Article by Katie Wilkinson
Debtors under regulated credit agreements are able to bring a claim of unfair relationship pursuant to sections 140A to 140C of the Consumer Credit Act 1974 (CCA). Section 140B(9) provides for a reverse burden of proof in such claims.
Section 140B(9) of the CCA provides that where “the debtor or a surety alleges that the relationship between the debtor and creditor is unfair to the debtor, then it is for the creditor to prove to the contrary”. Its effect is to reverse the usual rule that “he who asserts must prove”.
The concept of reversing the burden of proof is not new to the CCA; the unfair relationship provisions replaced claims for “extortionate credit bargain”. The test in those claims under section 171(7) provided that if “the debtor or any surety alleges that the credit bargain is extortionate it is for the creditor to prove the contrary”.
The question that arises from the language of section 140B(9) is whether both the creditor and debtor bear both a legal and factual burden, or whether a debtor must first establish their factual case before the creditor is tasked with a legal burden of establishing there is no consequent unfairness?
Arguably, if a creditor has to discharge both the factual and legal burden, it increases the volume and complexity of disclosure and evidence in the litigation process and may encourage spurious claims brought with the intention of making the litigation process costly and onerous on the creditor.
Upon the introduction of the unfair Relationship provisions, it was broadly assumed by most practitioners that the burden of disproving unfairness only switched to the creditor once the debtor had established their factual case. However, in Bevin v Datum Finance Ltd  EWHC 3542 (Ch) it was stated:
“… it is not, in my judgment, incumbent on Mr. Bevin to show a prima facie case as to unfairness or any case as to unfairness. As the section says, all he has to do is to make an allegation of unfairness. If he makes that allegation, the legal burden is on the creditor to prove that the arrangement was not unfair. The creditor in this case, Datum, has not adduced any evidence on unfairness whatsoever.
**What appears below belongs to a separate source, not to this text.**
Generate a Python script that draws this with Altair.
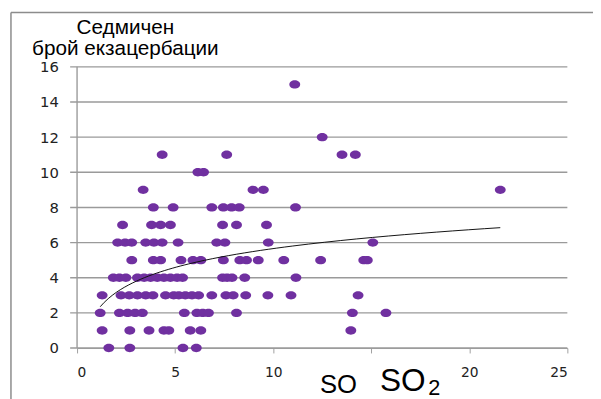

 I do not, therefore, accept that Mr. Bevin has a burden at this stage, in effect, to reverse that burden by putting a showing on first…”
In the years that followed, the general view of the Courts was that a debtor need only make a bare assertion of unfair relationship, leaving the burden in law and fact resting at the feet of the creditor. More recently, however, in Promontoria (Henrico) Ltd v Samra  EWHC 2327 (Ch), I was said:
“… the onus is on the [creditor] to show, to the normal civil standard, that the relationship is not unfair because of any of the reasons set out in s 140A(1)(a)-(c). Whether it is so unfair is a matter for the court’s overall judgment having regard to all the relevant circumstances and matters, including matters relating (ie personal) to the creditor and debtor. This onus on the [creditor] does not however mean, in my judgment… that where [the debtor] makes allegations of fact on which he relies he does not have the burden of proving them to the normal civil standard. The onus placed on the creditor is as to the relationship between it and the debtor, and does not have the effect that factual allegations made by [the debtor] must be accepted unless they can be positively disproved by contrary evidence.”
Arguably, the decision in Samra conflicts with Bevin and the County Court will have to decide the approach to take when dealing with unfair relationship claims.